══ Provided data ══
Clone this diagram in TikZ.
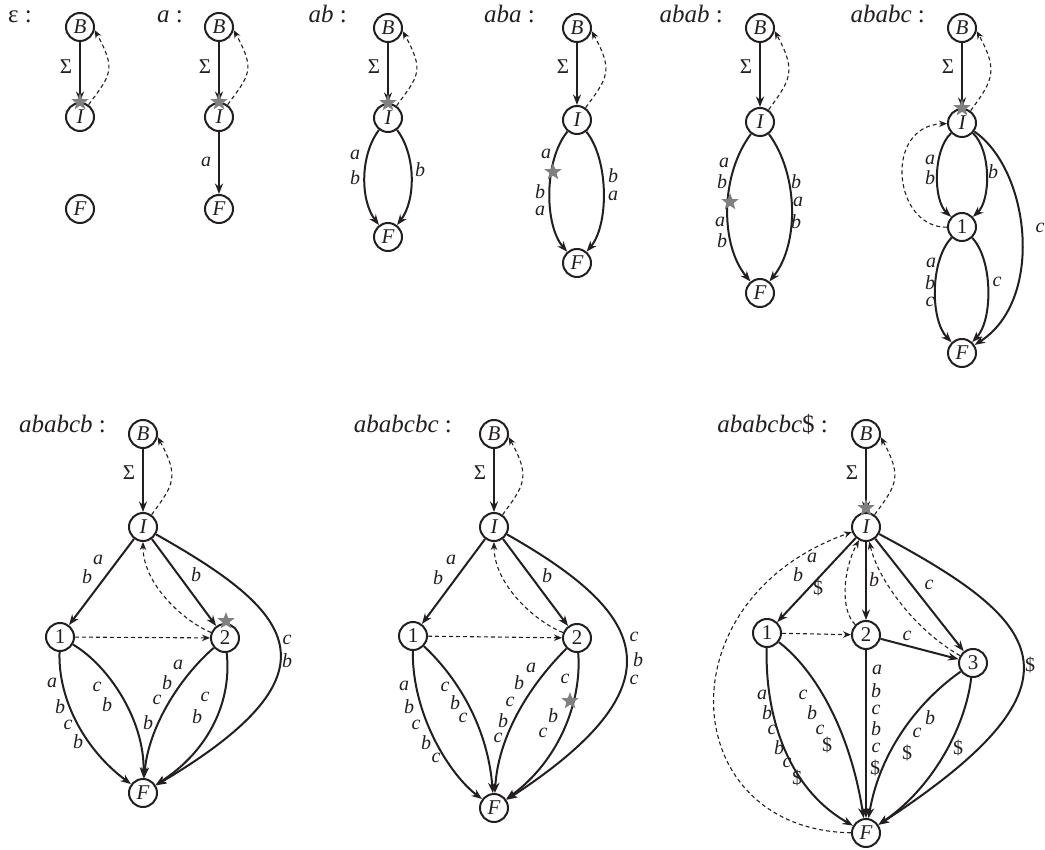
\documentclass[tikz,border=0pt]{standalone}
\usepackage{fontspec}
\setmainfont{Liberation Serif}
\usetikzlibrary{arrows.meta,shapes.geometric}
\definecolor{ink}{RGB}{35,31,32}
\definecolor{stargray}{RGB}{128,128,128}
\tikzset{
  st/.style={circle,draw=ink,line width=2pt,minimum size=28pt,inner sep=0pt,fill=white,text=ink,font=\fontsize{21}{21}\selectfont\itshape},
  stn/.style={st,font=\fontsize{21}{21}\selectfont},
  lab/.style={inner sep=0pt,text=ink,font=\fontsize{20}{20}\selectfont\itshape},
  ulab/.style={inner sep=0pt,text=ink,font=\fontsize{20}{20}\selectfont},
  sig/.style={inner sep=0pt,text=ink,font=\fontsize{21}{21}\selectfont},
  ttl/.style={inner sep=0pt,anchor=base east,text=ink,font=\fontsize{25}{25}\selectfont\itshape},
  ed/.style={draw=ink,line width=2pt,-{Stealth[length=10.5pt,width=8pt]}},
  dsh/.style={draw=ink,line width=1.1pt,dash pattern=on 4pt off 3pt,-{Stealth[length=8pt,width=6.5pt]}},
  starn/.style={star,star points=5,star point ratio=2.4,fill=stargray,draw=none,minimum size=18pt,inner sep=0pt},
}
\begin{document}
\begin{tikzpicture}[x=1pt,y=-1pt]
\useasboundingbox (0,0) rectangle (1045,850);

% ---------- panel 1 : epsilon
\node[ttl] (T1) at (32,23) {\upshape ε :};
\node[st] (B1) at (80,27) {B};
\node[st] (I1) at (80,117) {I};
\node[st] (F1) at (80,209) {F};
\node[sig] (S1) at (66,67) {Σ};
\draw[ed] (B1) -- (I1);
\draw[dsh] (I1.55) .. controls +(22,-30) and +(22,40) .. (B1.-12);
\node[starn] (K1) at (80,102) {};

% ---------- panel 2 : a
\node[ttl] (T2) at (183,23) {a {\upshape :}};
\node[st] (B2) at (219,27) {B};
\node[st] (I2) at (219,117) {I};
\node[st] (F2) at (219,209) {F};
\node[sig] (S2) at (205,67) {Σ};
\draw[ed] (B2) -- (I2);
\draw[dsh] (I2.55) .. controls +(22,-30) and +(22,40) .. (B2.-12);
\draw[ed] (I2) -- (F2);
\node[lab] (L2a) at (206,162) {a};
\node[starn] (K2) at (219,102) {};

% ---------- panel 3 : ab
\node[ttl] (T3) at (347,23) {ab {\upshape :}};
\node[st] (B3) at (388,28) {B};
\node[st] (I3) at (388,118) {I};
\node[st] (F3) at (388,237) {F};
\node[sig] (S3) at (374,67) {Σ};
\draw[ed] (B3) -- (I3);
\draw[dsh] (I3.55) .. controls +(22,-30) and +(22,40) .. (B3.-12);
\draw[ed] (I3) .. controls (360,155) and (360,200) .. (F3);
\draw[ed] (I3) .. controls (416,155) and (416,200) .. (F3);
\node[lab] (L3a) at (355,155) {a};
\node[lab] (L3b) at (355,178) {b};
\node[lab] (L3c) at (420,170) {b};
\node[starn] (K3) at (388,103) {};

% ---------- panel 4 : aba
\node[ttl] (T4) at (535,23) {aba {\upshape :}};
\node[st] (B4) at (577,28) {B};
\node[st] (I4) at (577,120) {I};
\node[st] (F4) at (577,263) {F};
\node[sig] (S4) at (563,67) {Σ};
\draw[ed] (B4) -- (I4);
\draw[dsh] (I4.55) .. controls +(22,-30) and +(22,40) .. (B4.-12);
\draw[ed] (I4) .. controls (544,160) and (544,225) .. (F4);
\draw[ed] (I4) .. controls (609,160) and (609,225) .. (F4);
\node[lab] (L4a) at (546,154) {a};
\node[lab] (L4b) at (540,192) {b};
\node[lab] (L4c) at (540,211) {a};
\node[lab] (L4d) at (613,176) {b};
\node[lab] (L4e) at (613,196) {a};
\node[starn] (K4) at (553,172) {};

% ---------- panel 5 : abab
\node[ttl] (T5) at (723,23) {abab {\upshape :}};
\node[st] (B5) at (760,28) {B};
\node[st] (I5) at (760,122) {I};
\node[st] (F5) at (760,293) {F};
\node[sig] (S5) at (746,67) {Σ};
\draw[ed] (B5) -- (I5);
\draw[dsh] (I5.55) .. controls +(22,-30) and +(22,40) .. (B5.-12);
\draw[ed] (I5) .. controls (720,175) and (720,245) .. (F5);
\draw[ed] (I5) .. controls (799,175) and (799,245) .. (F5);
\node[lab] (L5a) at (724,163) {a};
\node[lab] (L5b) at (722,182) {b};
\node[lab] (L5c) at (720,222) {a};
\node[lab] (L5d) at (722,241) {b};
\node[lab] (L5e) at (796,182) {b};
\node[lab] (L5f) at (798,202) {a};
\node[lab] (L5g) at (796,222) {b};
\node[starn] (K5) at (730,202) {};

% ---------- panel 6 : ababc
\node[ttl] (T6) at (925,23) {ababc {\upshape :}};
\node[st] (B6) at (962,28) {B};
\node[st] (I6) at (962,123) {I};
\node[stn] (N6) at (962,227) {1};
\node[st] (F6) at (962,353) {F};
\node[sig] (S6) at (948,67) {Σ};
\draw[ed] (B6) -- (I6);
\draw[dsh] (I6.55) .. controls +(22,-30) and +(22,40) .. (B6.-12);
\draw[ed] (I6) .. controls (933,150) and (933,200) .. (N6);
\draw[ed] (I6) .. controls (991,150) and (991,200) .. (N6);
\draw[ed] (N6) .. controls (930,260) and (930,320) .. (F6);
\draw[ed] (N6) .. controls (993,260) and (993,320) .. (F6);
\draw[ed] (I6) .. controls (1030,170) and (1045,300) .. (F6);
\draw[dsh] (N6) .. controls (893,228) and (883,126) .. (I6);
\node[lab] (L6a) at (930,160) {a};
\node[lab] (L6b) at (930,178) {b};
\node[lab] (L6c) at (993,172) {b};
\node[lab] (L6d) at (931,263) {a};
\node[lab] (L6e) at (930,283) {b};
\node[lab] (L6f) at (930,302) {c};
\node[lab] (L6g) at (997,282) {c};
\node[lab] (L6h) at (1040,228) {c};
\node[starn] (K6) at (962,108) {};

% ---------- panel 7 : ababcb
\node[ttl] (T7) at (106,432) {ababcb {\upshape :}};
\node[st] (B7) at (143,434) {B};
\node[st] (I7) at (143,527) {I};
\node[stn] (N71) at (60,637) {1};
\node[stn] (N72) at (225,638) {2};
\node[st] (F7) at (143,793) {F};
\node[sig] (S7) at (129,473) {Σ};
\draw[ed] (B7) -- (I7);
\draw[dsh] (I7.55) .. controls +(22,-30) and +(22,40) .. (B7.-12);
\draw[ed] (I7) -- (N71);
\draw[ed] (I7) -- (N72);
\draw[dsh] (N72) .. controls (185,622) and (143,585) .. (I7);
\draw[dsh] (N71) -- (N72);
\draw[ed] (I7) .. controls (290,610) and (350,670) .. (F7);
\draw[ed] (N71) .. controls (58,700) and (85,750) .. (F7);
\draw[ed] (N71) .. controls (108,665) and (145,720) .. (F7);
\draw[ed] (N72) .. controls (177,680) and (148,730) .. (F7);
\draw[ed] (N72) .. controls (232,700) and (210,750) .. (F7);
\node[lab] (L7a) at (98,560) {a};
\node[lab] (L7b) at (87,577) {b};
\node[lab] (L7c) at (196,575) {b};
\node[lab] (L7d) at (287,640) {c};
\node[lab] (L7e) at (287,661) {b};
\node[lab] (L7f) at (52,683) {a};
\node[lab] (L7g) at (60,707) {b};
\node[lab] (L7h) at (68,725) {c};
\node[lab] (L7i) at (78,742) {b};
\node[lab] (L7j) at (97,687) {c};
\node[lab] (L7k) at (107,705) {b};
\node[lab] (L7l) at (178,665) {a};
\node[lab] (L7m) at (167,683) {b};
\node[lab] (L7n) at (157,700) {c};
\node[lab] (L7o) at (148,723) {b};
\node[lab] (L7p) at (205,697) {c};
\node[lab] (L7q) at (197,717) {b};
\node[starn] (K7) at (226,621) {};

% ---------- panel 8 : ababcbc
\node[ttl] (T8) at (452,432) {ababcbc {\upshape :}};
\node[st] (B8) at (494,434) {B};
\node[st] (I8) at (494,527) {I};
\node[stn] (N81) at (413,636) {1};
\node[stn] (N82) at (577,638) {2};
\node[st] (F8) at (494,808) {F};
\node[sig] (S8) at (480,473) {Σ};
\draw[ed] (B8) -- (I8);
\draw[dsh] (I8.55) .. controls +(22,-30) and +(22,40) .. (B8.-12);
\draw[ed] (I8) -- (N81);
\draw[ed] (I8) -- (N82);
\draw[dsh] (N82) .. controls (536,622) and (494,585) .. (I8);
\draw[dsh] (N81) -- (N82);
\draw[ed] (I8) .. controls (640,610) and (690,680) .. (F8);
\draw[ed] (N81) .. controls (412,715) and (450,775) .. (F8);
\draw[ed] (N81) .. controls (460,680) and (488,730) .. (F8);
\draw[ed] (N82) .. controls (525,690) and (498,740) .. (F8);
\draw[ed] (N82) .. controls (582,700) and (560,760) .. (F8);
\node[lab] (L8a) at (451,560) {a};
\node[lab] (L8b) at (438,578) {b};
\node[lab] (L8c) at (547,576) {b};
\node[lab] (L8d) at (634,637) {c};
\node[lab] (L8e) at (638,660) {b};
\node[lab] (L8f) at (634,680) {c};
\node[lab] (L8g) at (404,686) {a};
\node[lab] (L8h) at (409,707) {b};
\node[lab] (L8i) at (416,725) {c};
\node[lab] (L8j) at (426,743) {b};
\node[lab] (L8k) at (436,758) {c};
\node[lab] (L8l) at (445,687) {c};
\node[lab] (L8m) at (455,703) {b};
\node[lab] (L8n) at (463,718) {c};
\node[lab] (L8o) at (531,668) {a};
\node[lab] (L8p) at (519,683) {b};
\node[lab] (L8q) at (510,702) {c};
\node[lab] (L8r) at (503,721) {b};
\node[lab] (L8s) at (498,738) {c};
\node[lab] (L8t) at (565,679) {c};
\node[lab] (L8u) at (553,716) {b};
\node[lab] (L8v) at (543,733) {c};
\node[starn] (K8) at (570,701) {};

% ---------- panel 9 : ababcbc$
\node[ttl] (T9) at (828,432) {ababcbc{\upshape\$ :}};
\node[st] (B9) at (866,434) {B};
\node[st] (I9) at (866,527) {I};
\node[stn] (N91) at (767,633) {1};
\node[stn] (N92) at (866,635) {2};
\node[stn] (N93) at (973,663) {3};
\node[st] (F9) at (866,833) {F};
\node[sig] (S9) at (852,473) {Σ};
\draw[ed] (B9) -- (I9);
\draw[dsh] (I9.55) .. controls +(22,-30) and +(22,40) .. (B9.-12);
\draw[ed] (I9) -- (N91);
\draw[ed] (I9) -- (N92);
\draw[ed] (I9) -- (N93);
\draw[ed] (N92) -- (N93);
\draw[ed] (N92) -- (F9);
\draw[ed] (I9) .. controls (1040,620) and (1100,680) .. (F9);
\draw[ed] (N91) .. controls (765,720) and (790,790) .. (F9);
\draw[ed] (N91) .. controls (815,670) and (850,730) .. (F9);
\draw[ed] (N93) .. controls (920,700) and (880,750) .. (F9);
\draw[ed] (N93) .. controls (965,730) and (930,790) .. (F9);
\draw[dsh] (N91) -- (N92);
\draw[dsh] (N92) .. controls (840,610) and (843,570) .. (I9);
\draw[dsh] (N93) .. controls (915,630) and (878,580) .. (I9);
\draw[dsh] (F9) .. controls (677,830) and (660,600) .. (I9);
\node[lab] (L9a) at (812,558) {a};
\node[lab] (L9b) at (798,575) {b};
\node[ulab] (L9c) at (818,588) {\$};
\node[lab] (L9d) at (874,580) {b};
\node[lab] (L9e) at (929,585) {c};
\node[lab] (L9f) at (907,636) {c};
\node[ulab] (L9g) at (1030,665) {\$};
\node[lab] (L9h) at (762,695) {a};
\node[lab] (L9i) at (767,713) {b};
\node[lab] (L9j) at (772,730) {c};
\node[lab] (L9k) at (779,748) {b};
\node[lab] (L9l) at (787,763) {c};
\node[ulab] (L9m) at (797,778) {\$};
\node[lab] (L9n) at (803,695) {c};
\node[lab] (L9o) at (812,713) {b};
\node[lab] (L9p) at (820,730) {c};
\node[ulab] (L9q) at (827,745) {\$};
\node[lab] (L9r) at (877,670) {a};
\node[lab] (L9s) at (876,691) {b};
\node[lab] (L9t) at (876,710) {c};
\node[lab] (L9u) at (876,729) {b};
\node[lab] (L9v) at (876,748) {c};
\node[ulab] (L9w) at (875,768) {\$};
\node[lab] (L9x) at (930,718) {b};
\node[lab] (L9y) at (917,733) {c};
\node[ulab] (L9z) at (907,753) {\$};
\node[ulab] (L9A) at (958,748) {\$};
\node[starn] (K9) at (866,508) {};
\end{tikzpicture}
\end{document}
═══
Written task:
Output exactly the span of lines from the top of the listing through the line holding "(0,0) rectangle (1045,850);", and leave every picture out.

Response to this exercise:
Clone this diagram in TikZ.
\documentclass[tikz,border=0pt]{standalone}
\usepackage{fontspec}
\setmainfont{Liberation Serif}
\usetikzlibrary{arrows.meta,shapes.geometric}
\definecolor{ink}{RGB}{35,31,32}
\definecolor{stargray}{RGB}{128,128,128}
\tikzset{
  st/.style={circle,draw=ink,line width=2pt,minimum size=28pt,inner sep=0pt,fill=white,text=ink,font=\fontsize{21}{21}\selectfont\itshape},
  stn/.style={st,font=\fontsize{21}{21}\selectfont},
  lab/.style={inner sep=0pt,text=ink,font=\fontsize{20}{20}\selectfont\itshape},
  ulab/.style={inner sep=0pt,text=ink,font=\fontsize{20}{20}\selectfont},
  sig/.style={inner sep=0pt,text=ink,font=\fontsize{21}{21}\selectfont},
  ttl/.style={inner sep=0pt,anchor=base east,text=ink,font=\fontsize{25}{25}\selectfont\itshape},
  ed/.style={draw=ink,line width=2pt,-{Stealth[length=10.5pt,width=8pt]}},
  dsh/.style={draw=ink,line width=1.1pt,dash pattern=on 4pt off 3pt,-{Stealth[length=8pt,width=6.5pt]}},
  starn/.style={star,star points=5,star point ratio=2.4,fill=stargray,draw=none,minimum size=18pt,inner sep=0pt},
}
\begin{document}
\begin{tikzpicture}[x=1pt,y=-1pt]
\useasboundingbox (0,0) rectangle (1045,850);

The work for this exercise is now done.